Operator Meaning Example
contains Left contains right as substring content contains 'password'
starts_with Left starts with right path starts_with 'finance/'
ends_with Left ends with right file ends_with '.pdf'

Pattern

Operator Meaning Example
matches Left text matches a named matcher content matches prompt_injection

The right side of matches is a matcher name defined in the matchers: section of your policy. See Matchers.

Membership

Operator Meaning Example
in Left is in right (list or string) role in ['admin', 'manager']
not in Left is not in right action not in ['read', 'list']

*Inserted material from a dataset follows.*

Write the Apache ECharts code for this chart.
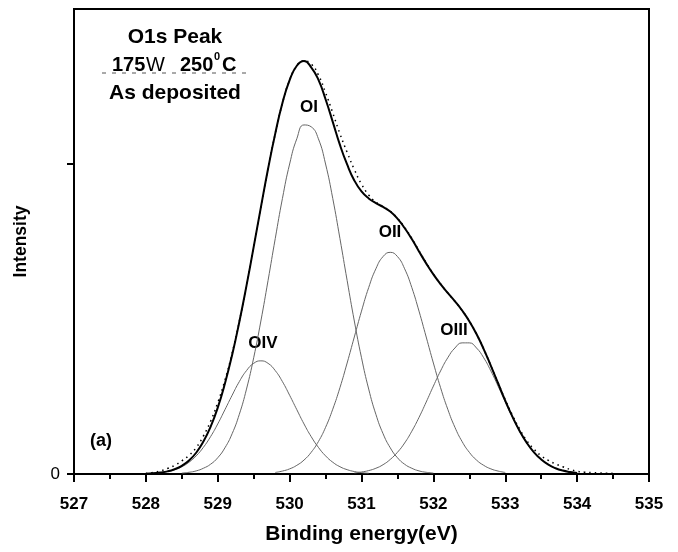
<!DOCTYPE html>
<html><head><meta charset="utf-8">
<script src="https://cdn.jsdelivr.net/npm/echarts@6/dist/echarts.min.js"></script>
<style>html,body{margin:0;padding:0;background:#fff}#c{width:678px;height:552px}</style>
</head><body><div id="c"></div>
<script>
// Shared binding-energy grid (eV), 528.0 ... 534.6 in 0.1 steps
const energy = [528.0,528.1,528.2,528.3,528.4,528.5,528.6,528.7,528.8,528.9,
529.0,529.1,529.2,529.3,529.4,529.5,529.6,529.7,529.8,529.9,
530.0,530.1,530.2,530.3,530.4,530.5,530.6,530.7,530.8,530.9,
531.0,531.1,531.2,531.3,531.4,531.5,531.6,531.7,531.8,531.9,
532.0,532.1,532.2,532.3,532.4,532.5,532.6,532.7,532.8,532.9,
533.0,533.1,533.2,533.3,533.4,533.5,533.6,533.7,533.8,533.9,
534.0,534.1,534.2,534.3,534.4,534.5,534.6];

const n = null;
// Measured data (dotted)
const rawData = [0.004,0.010,0.020,0.035,0.055,0.085,0.120,0.170,0.245,0.340,
0.460,0.605,0.780,0.985,1.215,1.465,1.720,1.969,2.196,2.393,
2.541,2.634,2.665,2.645,2.575,2.460,2.330,2.195,2.075,1.965,
1.870,1.800,1.755,1.725,1.695,1.650,1.590,1.520,1.440,1.362,
1.290,1.226,1.168,1.114,1.055,0.986,0.903,0.806,0.698,0.588,
0.480,0.380,0.290,0.215,0.160,0.118,0.088,0.065,0.047,0.030,
0.018,0.012,0.009,0.007,0.005,0.004,n];

// Fitted envelope (thick)
const envelope = [0.002,0.005,0.010,0.017,0.031,0.053,0.087,0.137,0.209,0.304,
0.428,0.584,0.768,0.981,1.215,1.465,1.720,1.969,2.196,2.393,
2.541,2.634,2.664,2.624,2.544,2.418,2.272,2.123,1.997,1.894,
1.823,1.778,1.748,1.723,1.693,1.648,1.587,1.516,1.436,1.359,
1.288,1.225,1.168,1.114,1.055,0.986,0.903,0.806,0.698,0.586,
0.474,0.370,0.278,0.201,0.140,0.094,0.060,0.037,0.022,0.013,
0.007,n,n,n,n,n,n];

// Components
const peakOI = [n,n,n,n,n,0.006,0.011,0.020,0.037,0.063,
0.105,0.169,0.260,0.385,0.548,0.750,0.987,1.249,1.519,1.778,
2.000,2.163,2.252,2.240,2.163,2.000,1.778,1.519,1.249,0.987,
0.750,0.548,0.385,0.260,0.169,0.105,0.063,0.037,0.020,0.011,
0.006,n,n,n,n,n,n,n,n,n,
n,n,n,n,n,n,n,n,n,n,
n,n,n,n,n,n,n];

const peakOII = [n,n,n,n,n,n,n,n,n,n,
n,n,n,n,n,n,n,n,0.010,0.019,
0.033,0.056,0.090,0.140,0.209,0.301,0.418,0.557,0.716,0.884,
1.051,1.203,1.324,1.403,1.430,1.403,1.324,1.203,1.051,0.884,
0.716,0.557,0.418,0.301,0.209,0.140,0.090,0.056,0.033,0.019,
0.010,n,n,n,n,n,n,n,n,n,
n,n,n,n,n,n,n];

const peakOIII = [n,n,n,n,n,n,n,n,n,n,
n,n,n,n,n,n,n,n,n,n,
n,n,n,n,n,n,n,n,n,0.007,
0.013,0.022,0.037,0.060,0.094,0.140,0.200,0.276,0.365,0.464,
0.567,0.665,0.750,0.813,0.846,0.846,0.813,0.750,0.665,0.567,
0.464,0.365,0.276,0.200,0.140,0.094,0.060,0.037,0.022,0.013,
0.007,n,n,n,n,n,n];

const peakOIV = [n,0.005,0.009,0.016,0.028,0.047,0.076,0.117,0.172,0.241,
0.323,0.415,0.508,0.596,0.667,0.714,0.730,0.714,0.667,0.596,
0.508,0.415,0.323,0.241,0.172,0.117,0.076,0.047,0.028,0.016,
0.009,0.005,n,n,n,n,n,n,n,n,
n,n,n,n,n,n,n,n,n,n,
n,n,n,n,n,n,n,n,n,n,
n,n,n,n,n,n,n];

const xTicks = [527, 535, 1];
const yTickValues = [0, 2];
const yLabelValues = [0];

const pairs = arr => energy.map((e, i) => [e, arr[i]]);
const FONT = 'Arial, "Liberation Sans", sans-serif';

const comp = (name, arr) => ({
  name, type: 'line', data: pairs(arr), showSymbol: false, smooth: 0.5,
  connectNulls: false, lineStyle: { color: '#666', width: 1 }, z: 2, silent: true
});

const chart = echarts.init(document.getElementById('c'), null, { renderer: 'canvas' });
chart.setOption({
  animation: false,
  backgroundColor: '#fff',
  grid: { left: 74, right: 29, top: 9, bottom: 78, show: true, borderColor: '#000', borderWidth: 2, backgroundColor: 'transparent' },
  xAxis: {
    type: 'value', min: xTicks[0], max: xTicks[1], interval: xTicks[2],
    name: 'Binding energy(eV)', nameLocation: 'middle', nameGap: 50,
    nameTextStyle: { color: '#000', fontWeight: 'bold', fontSize: 21, fontFamily: FONT },
    axisLine: { lineStyle: { color: '#000', width: 2 } },
    axisTick: { length: 8, lineStyle: { color: '#000', width: 2 } },
    minorTick: { show: true, splitNumber: 2, length: 5, lineStyle: { color: '#000', width: 2 } },
    splitLine: { show: false },
    axisLabel: { color: '#000', fontWeight: 'bold', fontSize: 17, fontFamily: FONT, margin: 22 }
  },
  yAxis: {
    type: 'value', min: 0, max: 3,
    name: 'Intensity', nameLocation: 'middle', nameGap: 44,
    nameTextStyle: { color: '#000', fontWeight: 'bold', fontSize: 17.5, fontFamily: FONT },
    axisLine: { show: true, lineStyle: { color: '#000', width: 2 } },
    axisTick: { show: true, customValues: yTickValues, length: 7, lineStyle: { color: '#000', width: 2 } },
    splitLine: { show: false },
    axisLabel: { customValues: yLabelValues, color: '#000', fontSize: 17, fontFamily: FONT, margin: 14 }
  },
  series: [
    comp('OI', peakOI), comp('OII', peakOII), comp('OIII', peakOIII), comp('OIV', peakOIV),
    { name: 'raw', type: 'line', data: pairs(rawData), showSymbol: false, smooth: 0.5,
      lineStyle: { color: '#000', width: 1.5, type: [1.5, 4] }, z: 3, silent: true },
    { name: 'envelope', type: 'line', data: pairs(envelope), showSymbol: false, smooth: 0.5,
      lineStyle: { color: '#000', width: 2 }, z: 4, silent: true }
  ],
  graphic: [
    { type: 'text', x: 175, y: 37, style: { text: 'O1s Peak', font: 'bold 21px ' + FONT, fill: '#000', align: 'center', verticalAlign: 'middle' } },
    { type: 'text', x: 112, y: 65, style: { text: '175', font: 'bold 20px ' + FONT, fill: '#000', align: 'left', verticalAlign: 'middle' } },
    { type: 'text', x: 146, y: 65, style: { text: 'W', font: '20px ' + FONT, fill: '#000', align: 'left', verticalAlign: 'middle' } },
    { type: 'text', x: 180, y: 65, style: { text: '250', font: 'bold 20px ' + FONT, fill: '#000', align: 'left', verticalAlign: 'middle' } },
    { type: 'text', x: 214, y: 57, style: { text: '0', font: 'bold 11px ' + FONT, fill: '#000', align: 'left', verticalAlign: 'middle' } },
    { type: 'text', x: 222, y: 65, style: { text: 'C', font: 'bold 20px ' + FONT, fill: '#000', align: 'left', verticalAlign: 'middle' } },
    { type: 'line', shape: { x1: 102, y1: 73, x2: 252, y2: 73 }, style: { stroke: '#555', lineWidth: 1, lineDash: [4, 6] } },
    { type: 'text', x: 175, y: 93, style: { text: 'As deposited', font: 'bold 21px ' + FONT, fill: '#000', align: 'center', verticalAlign: 'middle' } },
    { type: 'text', x: 309, y: 107, style: { text: 'OI', font: 'bold 17px ' + FONT, fill: '#000', align: 'center', verticalAlign: 'middle' } },
    { type: 'text', x: 390, y: 232, style: { text: 'OII', font: 'bold 17px ' + FONT, fill: '#000', align: 'center', verticalAlign: 'middle' } },
    { type: 'text', x: 454, y: 330, style: { text: 'OIII', font: 'bold 17px ' + FONT, fill: '#000', align: 'center', verticalAlign: 'middle' } },
    { type: 'text', x: 263, y: 343, style: { text: 'OIV', font: 'bold 17px ' + FONT, fill: '#000', align: 'center', verticalAlign: 'middle' } },
    { type: 'text', x: 101, y: 441, style: { text: '(a)', font: 'bold 18px ' + FONT, fill: '#000', align: 'center', verticalAlign: 'middle' } }
  ]
});
</script>
</body></html>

The right side can be an inline list (["a", "b"]) or a variable ($allowed_roles).

Boolean

Operator Meaning Example
and Both sides must be true a == 'x' and b == 'y'
or At least one side must be true a == 'x' or a == 'y'
not Negate the expression not is_approved

and and or short-circuit: if the left side of and is false, the right side is not evaluated. If the left side of or is true, the right side is not evaluated.


Values

Fields

Fields access data from the event using dot notation:

when: "recipient.domain != $company_domain"

Given an event with data = {"recipient": {"domain": "external.com"}}, the field recipient.domain resolves to "external.com".

If a field doesn't exist, it resolves to null. This means you can safely reference nested fields without worrying about missing keys:

when: "approval.manager != null"  # True only if the field exists

Variables

Variables reference values from the variables: section of your policy:

variables:
  company_domain: "acme.com"
  sensitive_domains: ["finance", "legal", "hr"]

rules:
  - when: "domain != $company_domain"           # string variable
  - when: "dept in $sensitive_domains"           # list variable

Variables are prefixed with $. If a variable doesn't exist, the engine raises an error at evaluation time — this is intentional, to catch typos.

Literals

Type Syntax Examples
String Single or double quotes 'hello', "hello"
Number Digits, optional decimal 42, 3.14
Boolean true or false true
Null null or none null
List Square brackets ["a", "b", "c"]

Operator Precedence

From lowest to highest:

  1. or
  2. and
  3. not
  4. Comparisons (==, !=, >, <, >=, <=, in, not in, matches, contains, starts_with, ends_with)

Use parentheses to override precedence:

# Without parentheses: "a and (b or c)" — and binds tighter than or
when: "action == 'write' and resource == 'finance' or resource == 'legal'"

# With parentheses: "(a) and (b or c)" — explicit grouping
when: "action == 'write' and (resource == 'finance' or resource == 'legal')"

Use parentheses when mixing and and or

The expression a and b or c means (a and b) or c, not a and (b or c). When in doubt, add parentheses.


Grammar

For the technically curious, here's the formal grammar:

expression  → or_expr
or_expr     → and_expr ("or" and_expr)*
and_expr    → not_expr ("and" not_expr)*
not_expr    → "not" not_expr | comparison
comparison  → primary (comp_op primary)?
comp_op     → "==" | "!=" | ">" | "<" | ">=" | "<="
             | "matches" | "contains" | "starts_with" | "ends_with"
             | "in" | "not" "in"
primary     → STRING | NUMBER | BOOL | NULL | variable | field | list | "(" expression ")"
variable    → "$" IDENTIFIER
field       → IDENTIFIER ("." IDENTIFIER)*
list        → "[" (expression ("," expression)*)? "]"

The parser is a recursive descent parser implemented in ~300 lines of Python with zero external dependencies.